Achieving a strategy always requires change, and change requires courageous leadership. There is little point in spending time crafting grand strategies for your organization if you aren’t prepared to lead and engage your employees to make the changes that will be necessary to achieve those strategies.
While most companies have some kind of long-term strategic plan in place, the reality is that many focus their attention on short-term quick fixes. From the outside they may appear to be working with sustainability issues, for example, but on the inside their employees can see that the company is actually just doing the bare minimum to have “a license to play” and claim to be a sustainable company. This is unfortunate not only because the company is missing out on the wealth of advantages of working sustainably, but also because a disconnect between strategy and reality seriously undermines employee engagement and motivation in the mid to long term.
“We’ll start implementing the strategy when things settle down a bit.”
I can’t tell you the number of times that I have heard this phrase. But the problem is that the vast majority of organizations, “things” never settle down. There is always more work to do than there is time to do it. Either the new strategy is important and you should start now, or it isn’t and you should stop pretending that it is, because your employees are watching. When all they see is the same PowerPoint slides over and over again – month after month and year after year – but no real change, they lose confidence in you and in the company as well. When that happens, the best and brightest usually leave for greener pastures.
The trick to avoiding this situation is to figure out how to lead the organization in a way that addresses your short-term goals without putting off your long-term ones. Doing this requires courageous leaders who dare to challenge both themselves and the whole organization and who are committed to establishing both an innovative company culture and a value-creating structure.
As a leader, it’s dangerously easy to spend most of your time either sitting in meetings or putting out fires. But a good leader does more than resolve daily challenges – he or she must also prioritize “forward”. To see what can really help your company move in a sustainable direction (economically, socially and environmentally), it’s often necessary to step back a little bit from the established methods of working and measuring performance and look at the bigger picture.
An innovative culture
An innovative company culture is one that is open to change, made up of people who are willing to adapt the company’s values to fit the future. People in an innovative culture accept that today’s solutions are not tomorrow’s, and try to understand how the future will affect them and their business.
A value-creating structure
The starting point for a value-creating structure is an understanding that everyone in an organization contributes to achieving common goals and that every employee has the potential to lead. A value-creating structure supports managers and employees to focus on the right things and work toward both short and long term goals at the same time. There must be space in the structure for the individual and the group to reflect, challenge themselves, learn new things, be curious and think bigger than they do today. A value-creating structure is flexible, motivational and visual to drive progress toward both short and long-term goals.

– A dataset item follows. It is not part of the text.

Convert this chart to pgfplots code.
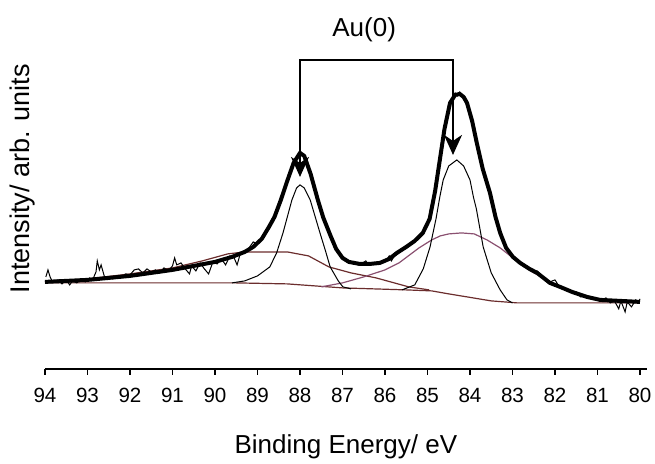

Now more than ever, our troubled world needs courageous leaders who dare to step out of their comfort zones and try new solutions without being certain of the outcome. These leaders understand that complex problems demand creative yet simple solutions. They’re on the lookout for obstacles that might stand in the way of reaching the goal and aren’t afraid to deal with them. Perhaps most importantly, the best leaders know that they must work together with others to succeed. They understand that motivation alone is not sufficient to get employees on board – they must inspire their employees to create the movement that will create real change.
I strongly encourage all of my clients to build a company culture in which sustainability empowers their business strategy and innovation. Because strategy alone will never create a sustainability leader – strategic leadership is key.